What is being asked - Write the lines out again, from the top of the material to the line containing "var yTicks = [0, 1, 2, 3, 4, 5, 6, 7, 8, 9];", pictures excluded.

[start]

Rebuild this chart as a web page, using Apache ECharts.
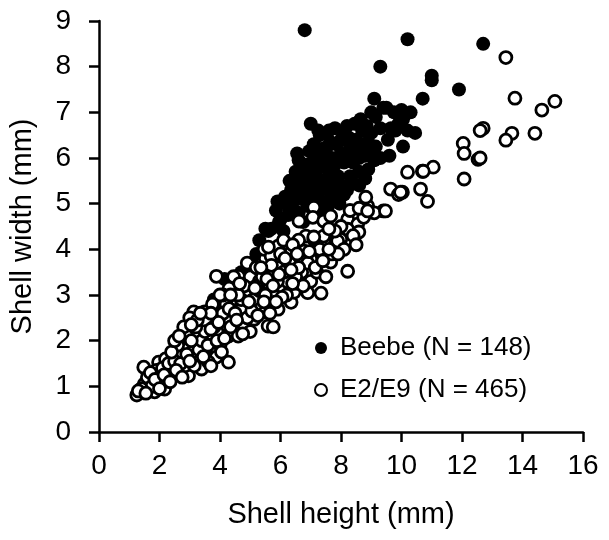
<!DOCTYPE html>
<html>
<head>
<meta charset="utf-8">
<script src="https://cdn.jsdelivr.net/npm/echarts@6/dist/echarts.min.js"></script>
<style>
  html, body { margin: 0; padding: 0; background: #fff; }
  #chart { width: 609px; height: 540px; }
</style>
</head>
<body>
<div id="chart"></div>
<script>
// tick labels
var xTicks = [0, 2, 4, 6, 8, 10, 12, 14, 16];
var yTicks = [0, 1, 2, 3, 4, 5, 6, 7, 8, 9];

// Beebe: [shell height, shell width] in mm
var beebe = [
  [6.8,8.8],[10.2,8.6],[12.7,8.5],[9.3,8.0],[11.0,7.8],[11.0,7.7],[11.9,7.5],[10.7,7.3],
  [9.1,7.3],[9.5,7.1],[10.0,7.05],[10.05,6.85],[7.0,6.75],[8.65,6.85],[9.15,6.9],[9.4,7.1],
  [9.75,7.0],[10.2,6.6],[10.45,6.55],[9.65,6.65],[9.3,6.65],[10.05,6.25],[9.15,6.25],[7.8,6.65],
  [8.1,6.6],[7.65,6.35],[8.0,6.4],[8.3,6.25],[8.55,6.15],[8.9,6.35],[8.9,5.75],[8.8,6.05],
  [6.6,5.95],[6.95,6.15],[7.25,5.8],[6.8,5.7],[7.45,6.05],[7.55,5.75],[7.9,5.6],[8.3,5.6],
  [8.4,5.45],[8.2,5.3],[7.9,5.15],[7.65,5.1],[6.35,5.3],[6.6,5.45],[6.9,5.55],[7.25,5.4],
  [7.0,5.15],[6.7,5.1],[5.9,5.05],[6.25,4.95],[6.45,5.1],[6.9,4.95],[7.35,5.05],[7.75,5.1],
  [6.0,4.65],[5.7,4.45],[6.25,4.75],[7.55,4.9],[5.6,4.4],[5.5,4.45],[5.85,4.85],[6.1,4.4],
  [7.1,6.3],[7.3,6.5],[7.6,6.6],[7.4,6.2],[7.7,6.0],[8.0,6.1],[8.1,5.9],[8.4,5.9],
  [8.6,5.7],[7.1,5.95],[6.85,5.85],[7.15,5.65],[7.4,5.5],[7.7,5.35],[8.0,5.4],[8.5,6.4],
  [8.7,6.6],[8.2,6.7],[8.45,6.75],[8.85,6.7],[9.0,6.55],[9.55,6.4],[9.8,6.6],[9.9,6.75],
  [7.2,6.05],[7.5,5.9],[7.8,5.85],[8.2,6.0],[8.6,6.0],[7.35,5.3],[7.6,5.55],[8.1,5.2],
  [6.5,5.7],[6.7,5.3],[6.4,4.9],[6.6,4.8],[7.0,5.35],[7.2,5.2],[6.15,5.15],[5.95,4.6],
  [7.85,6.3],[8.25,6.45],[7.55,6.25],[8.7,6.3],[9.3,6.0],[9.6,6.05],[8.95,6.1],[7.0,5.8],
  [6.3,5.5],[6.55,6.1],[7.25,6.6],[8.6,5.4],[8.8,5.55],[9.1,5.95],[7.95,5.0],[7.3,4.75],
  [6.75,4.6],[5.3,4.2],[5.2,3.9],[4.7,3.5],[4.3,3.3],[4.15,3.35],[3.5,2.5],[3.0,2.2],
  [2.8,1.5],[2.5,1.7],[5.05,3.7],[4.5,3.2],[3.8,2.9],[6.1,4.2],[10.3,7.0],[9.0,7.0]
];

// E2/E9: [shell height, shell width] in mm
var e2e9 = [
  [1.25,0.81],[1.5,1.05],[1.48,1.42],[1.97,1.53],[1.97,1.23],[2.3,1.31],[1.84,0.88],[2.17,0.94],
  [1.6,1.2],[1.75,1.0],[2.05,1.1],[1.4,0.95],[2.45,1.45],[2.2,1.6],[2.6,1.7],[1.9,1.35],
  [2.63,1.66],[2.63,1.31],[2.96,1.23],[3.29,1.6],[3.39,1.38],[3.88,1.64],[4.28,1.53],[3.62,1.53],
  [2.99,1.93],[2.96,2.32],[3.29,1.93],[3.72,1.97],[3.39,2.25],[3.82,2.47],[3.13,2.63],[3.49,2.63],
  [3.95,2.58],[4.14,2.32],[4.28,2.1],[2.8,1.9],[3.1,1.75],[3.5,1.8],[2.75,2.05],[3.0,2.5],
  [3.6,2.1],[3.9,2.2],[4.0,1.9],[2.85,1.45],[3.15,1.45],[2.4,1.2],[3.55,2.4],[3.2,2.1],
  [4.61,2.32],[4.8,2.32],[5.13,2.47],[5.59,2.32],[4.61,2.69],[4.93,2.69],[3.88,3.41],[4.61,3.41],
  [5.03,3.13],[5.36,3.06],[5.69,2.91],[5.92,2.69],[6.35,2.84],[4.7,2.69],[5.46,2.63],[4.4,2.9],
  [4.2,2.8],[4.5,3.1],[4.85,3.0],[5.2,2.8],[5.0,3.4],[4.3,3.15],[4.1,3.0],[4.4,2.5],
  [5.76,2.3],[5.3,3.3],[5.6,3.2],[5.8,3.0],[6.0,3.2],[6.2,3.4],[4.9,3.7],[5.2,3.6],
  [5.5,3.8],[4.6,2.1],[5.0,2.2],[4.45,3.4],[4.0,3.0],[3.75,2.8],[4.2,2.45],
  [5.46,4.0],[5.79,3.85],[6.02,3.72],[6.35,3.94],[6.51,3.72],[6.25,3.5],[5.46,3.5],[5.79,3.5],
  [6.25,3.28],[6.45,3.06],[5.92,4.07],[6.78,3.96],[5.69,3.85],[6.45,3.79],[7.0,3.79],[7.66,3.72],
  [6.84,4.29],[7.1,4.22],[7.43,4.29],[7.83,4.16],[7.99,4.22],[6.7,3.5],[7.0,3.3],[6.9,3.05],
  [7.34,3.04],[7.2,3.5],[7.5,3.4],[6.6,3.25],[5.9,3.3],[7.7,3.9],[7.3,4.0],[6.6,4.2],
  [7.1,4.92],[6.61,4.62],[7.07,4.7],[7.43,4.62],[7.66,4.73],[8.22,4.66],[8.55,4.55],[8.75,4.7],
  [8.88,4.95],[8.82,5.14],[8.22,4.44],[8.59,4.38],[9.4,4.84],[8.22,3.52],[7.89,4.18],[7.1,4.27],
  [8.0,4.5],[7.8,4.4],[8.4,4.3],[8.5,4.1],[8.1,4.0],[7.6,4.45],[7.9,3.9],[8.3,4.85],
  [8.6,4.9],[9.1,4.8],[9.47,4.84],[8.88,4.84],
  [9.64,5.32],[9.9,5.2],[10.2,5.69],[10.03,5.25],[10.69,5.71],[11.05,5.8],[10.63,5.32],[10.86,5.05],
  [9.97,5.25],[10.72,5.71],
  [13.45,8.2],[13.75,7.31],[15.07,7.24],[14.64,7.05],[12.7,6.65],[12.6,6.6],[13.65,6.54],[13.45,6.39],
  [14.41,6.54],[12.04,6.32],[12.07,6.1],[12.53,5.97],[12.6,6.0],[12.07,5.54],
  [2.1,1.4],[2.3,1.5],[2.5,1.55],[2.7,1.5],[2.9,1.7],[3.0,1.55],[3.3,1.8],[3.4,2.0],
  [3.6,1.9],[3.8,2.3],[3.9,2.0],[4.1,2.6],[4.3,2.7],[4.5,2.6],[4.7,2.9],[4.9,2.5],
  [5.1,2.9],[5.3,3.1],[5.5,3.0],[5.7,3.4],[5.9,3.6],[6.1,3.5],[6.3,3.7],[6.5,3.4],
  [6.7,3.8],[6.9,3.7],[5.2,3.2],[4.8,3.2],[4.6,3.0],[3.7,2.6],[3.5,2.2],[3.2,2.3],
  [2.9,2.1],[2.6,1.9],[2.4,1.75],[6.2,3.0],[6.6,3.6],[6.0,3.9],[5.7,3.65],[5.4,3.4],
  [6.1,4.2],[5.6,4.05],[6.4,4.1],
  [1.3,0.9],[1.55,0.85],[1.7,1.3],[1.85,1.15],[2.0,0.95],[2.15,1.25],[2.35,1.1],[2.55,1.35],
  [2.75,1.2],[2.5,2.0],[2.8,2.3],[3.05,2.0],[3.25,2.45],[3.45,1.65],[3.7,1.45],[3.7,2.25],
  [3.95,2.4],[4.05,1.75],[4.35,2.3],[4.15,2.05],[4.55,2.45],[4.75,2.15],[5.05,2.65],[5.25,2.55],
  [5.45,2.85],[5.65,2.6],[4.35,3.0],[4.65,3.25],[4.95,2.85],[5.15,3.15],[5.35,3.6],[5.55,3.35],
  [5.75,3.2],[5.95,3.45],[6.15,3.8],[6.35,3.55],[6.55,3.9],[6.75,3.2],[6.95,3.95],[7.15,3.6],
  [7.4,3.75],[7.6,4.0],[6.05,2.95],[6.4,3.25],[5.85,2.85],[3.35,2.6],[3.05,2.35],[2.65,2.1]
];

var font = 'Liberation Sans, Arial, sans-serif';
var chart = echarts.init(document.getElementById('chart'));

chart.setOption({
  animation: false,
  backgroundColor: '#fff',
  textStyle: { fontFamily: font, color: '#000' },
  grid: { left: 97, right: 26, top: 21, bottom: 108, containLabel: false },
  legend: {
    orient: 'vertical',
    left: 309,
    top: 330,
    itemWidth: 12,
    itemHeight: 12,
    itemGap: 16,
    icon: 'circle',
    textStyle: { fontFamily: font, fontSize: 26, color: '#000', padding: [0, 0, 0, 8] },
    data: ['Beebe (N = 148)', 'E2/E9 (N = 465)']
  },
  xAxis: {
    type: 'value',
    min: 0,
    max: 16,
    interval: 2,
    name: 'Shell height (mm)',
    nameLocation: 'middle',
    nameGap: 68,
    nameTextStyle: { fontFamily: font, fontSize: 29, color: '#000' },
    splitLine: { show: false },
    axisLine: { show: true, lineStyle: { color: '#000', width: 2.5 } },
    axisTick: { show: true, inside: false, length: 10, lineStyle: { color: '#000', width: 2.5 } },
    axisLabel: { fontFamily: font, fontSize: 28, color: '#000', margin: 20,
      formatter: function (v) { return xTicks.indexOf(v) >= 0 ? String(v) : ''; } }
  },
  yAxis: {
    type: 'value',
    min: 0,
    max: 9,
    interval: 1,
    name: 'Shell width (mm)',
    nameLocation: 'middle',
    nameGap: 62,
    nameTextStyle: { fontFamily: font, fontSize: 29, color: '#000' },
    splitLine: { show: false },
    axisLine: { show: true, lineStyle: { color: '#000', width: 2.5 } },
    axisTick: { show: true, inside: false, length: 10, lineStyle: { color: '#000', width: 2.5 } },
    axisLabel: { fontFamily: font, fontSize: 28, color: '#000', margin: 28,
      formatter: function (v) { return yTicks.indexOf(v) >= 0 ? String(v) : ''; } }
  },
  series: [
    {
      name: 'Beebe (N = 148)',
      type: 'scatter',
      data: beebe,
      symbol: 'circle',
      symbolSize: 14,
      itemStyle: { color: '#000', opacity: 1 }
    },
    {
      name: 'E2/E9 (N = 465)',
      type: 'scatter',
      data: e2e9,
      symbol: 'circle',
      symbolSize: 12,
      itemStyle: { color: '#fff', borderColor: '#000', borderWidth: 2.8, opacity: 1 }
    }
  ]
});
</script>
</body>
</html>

[end]

Answer to the exercise -
Rebuild this chart as a web page, using Apache ECharts.
<!DOCTYPE html>
<html>
<head>
<meta charset="utf-8">
<script src="https://cdn.jsdelivr.net/npm/echarts@6/dist/echarts.min.js"></script>
<style>
  html, body { margin: 0; padding: 0; background: #fff; }
  #chart { width: 609px; height: 540px; }
</style>
</head>
<body>
<div id="chart"></div>
<script>
// tick labels
var xTicks = [0, 2, 4, 6, 8, 10, 12, 14, 16];
var yTicks = [0, 1, 2, 3, 4, 5, 6, 7, 8, 9];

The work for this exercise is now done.